Required work |
Skip all pictures. Write out the data below from its first line through the line that contains "import * as".

Source data |
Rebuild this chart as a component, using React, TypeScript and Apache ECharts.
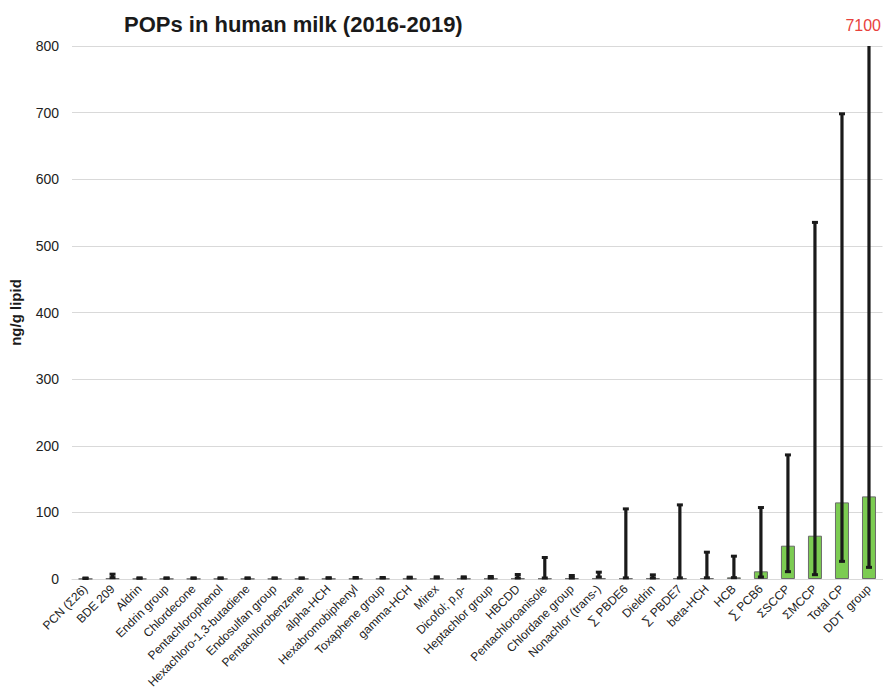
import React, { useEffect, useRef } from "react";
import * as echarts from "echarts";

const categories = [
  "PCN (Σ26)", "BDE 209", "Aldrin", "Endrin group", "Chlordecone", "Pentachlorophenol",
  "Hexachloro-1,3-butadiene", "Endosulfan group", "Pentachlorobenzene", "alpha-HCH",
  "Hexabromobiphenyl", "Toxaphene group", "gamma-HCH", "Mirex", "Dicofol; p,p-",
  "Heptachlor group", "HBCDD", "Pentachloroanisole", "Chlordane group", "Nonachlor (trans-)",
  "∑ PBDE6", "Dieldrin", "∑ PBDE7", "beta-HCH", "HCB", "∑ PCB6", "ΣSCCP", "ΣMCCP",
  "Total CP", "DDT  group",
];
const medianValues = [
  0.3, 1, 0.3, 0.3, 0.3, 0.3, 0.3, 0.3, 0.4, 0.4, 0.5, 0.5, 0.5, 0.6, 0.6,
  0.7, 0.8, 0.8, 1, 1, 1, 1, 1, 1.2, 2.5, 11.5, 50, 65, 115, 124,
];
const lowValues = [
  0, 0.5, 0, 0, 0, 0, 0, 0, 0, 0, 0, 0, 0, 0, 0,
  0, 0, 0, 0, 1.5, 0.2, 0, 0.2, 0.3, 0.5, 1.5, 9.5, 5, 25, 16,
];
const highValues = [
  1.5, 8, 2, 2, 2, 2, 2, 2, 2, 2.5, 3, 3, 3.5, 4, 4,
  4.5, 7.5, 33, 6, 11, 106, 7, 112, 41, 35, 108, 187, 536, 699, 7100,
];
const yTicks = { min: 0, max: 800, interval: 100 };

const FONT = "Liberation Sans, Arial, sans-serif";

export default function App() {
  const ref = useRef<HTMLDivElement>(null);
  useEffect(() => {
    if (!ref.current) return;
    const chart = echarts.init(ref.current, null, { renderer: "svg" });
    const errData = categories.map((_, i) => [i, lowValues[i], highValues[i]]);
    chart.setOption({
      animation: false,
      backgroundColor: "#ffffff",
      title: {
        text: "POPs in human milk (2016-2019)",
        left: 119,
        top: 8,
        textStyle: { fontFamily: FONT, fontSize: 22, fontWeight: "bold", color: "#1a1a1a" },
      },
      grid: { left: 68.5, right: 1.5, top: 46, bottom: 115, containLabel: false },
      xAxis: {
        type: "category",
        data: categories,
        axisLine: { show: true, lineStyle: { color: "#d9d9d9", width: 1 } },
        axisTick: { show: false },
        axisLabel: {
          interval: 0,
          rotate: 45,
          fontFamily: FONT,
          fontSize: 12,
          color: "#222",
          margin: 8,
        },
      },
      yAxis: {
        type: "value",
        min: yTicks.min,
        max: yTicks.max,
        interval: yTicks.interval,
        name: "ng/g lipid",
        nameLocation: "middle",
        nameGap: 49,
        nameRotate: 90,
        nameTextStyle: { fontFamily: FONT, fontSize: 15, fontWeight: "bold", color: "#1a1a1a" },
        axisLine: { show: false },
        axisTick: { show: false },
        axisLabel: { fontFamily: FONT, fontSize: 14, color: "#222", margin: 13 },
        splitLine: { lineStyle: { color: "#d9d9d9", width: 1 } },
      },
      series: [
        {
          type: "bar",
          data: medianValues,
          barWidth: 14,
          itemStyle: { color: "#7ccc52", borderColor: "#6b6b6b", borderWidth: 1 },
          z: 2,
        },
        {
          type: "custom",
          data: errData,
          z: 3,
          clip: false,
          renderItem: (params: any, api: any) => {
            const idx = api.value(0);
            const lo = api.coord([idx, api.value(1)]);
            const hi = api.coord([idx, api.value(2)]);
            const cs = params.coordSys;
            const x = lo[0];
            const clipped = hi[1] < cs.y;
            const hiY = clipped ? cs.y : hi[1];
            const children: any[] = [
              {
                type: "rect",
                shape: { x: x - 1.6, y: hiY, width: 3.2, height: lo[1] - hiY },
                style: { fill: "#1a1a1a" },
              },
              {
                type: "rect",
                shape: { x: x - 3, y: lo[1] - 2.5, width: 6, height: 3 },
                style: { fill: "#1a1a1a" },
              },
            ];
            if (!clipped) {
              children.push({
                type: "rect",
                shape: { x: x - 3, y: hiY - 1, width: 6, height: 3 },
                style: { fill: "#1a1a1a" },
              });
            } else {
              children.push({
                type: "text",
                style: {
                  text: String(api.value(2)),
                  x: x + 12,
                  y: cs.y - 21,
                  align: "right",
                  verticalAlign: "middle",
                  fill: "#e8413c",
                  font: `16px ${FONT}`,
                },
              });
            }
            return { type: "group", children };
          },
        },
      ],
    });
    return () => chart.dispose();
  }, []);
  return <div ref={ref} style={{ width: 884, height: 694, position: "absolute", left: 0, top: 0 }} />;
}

Solution to this problem |
Rebuild this chart as a component, using React, TypeScript and Apache ECharts.
import React, { useEffect, useRef } from "react";
import * as echarts from "echarts";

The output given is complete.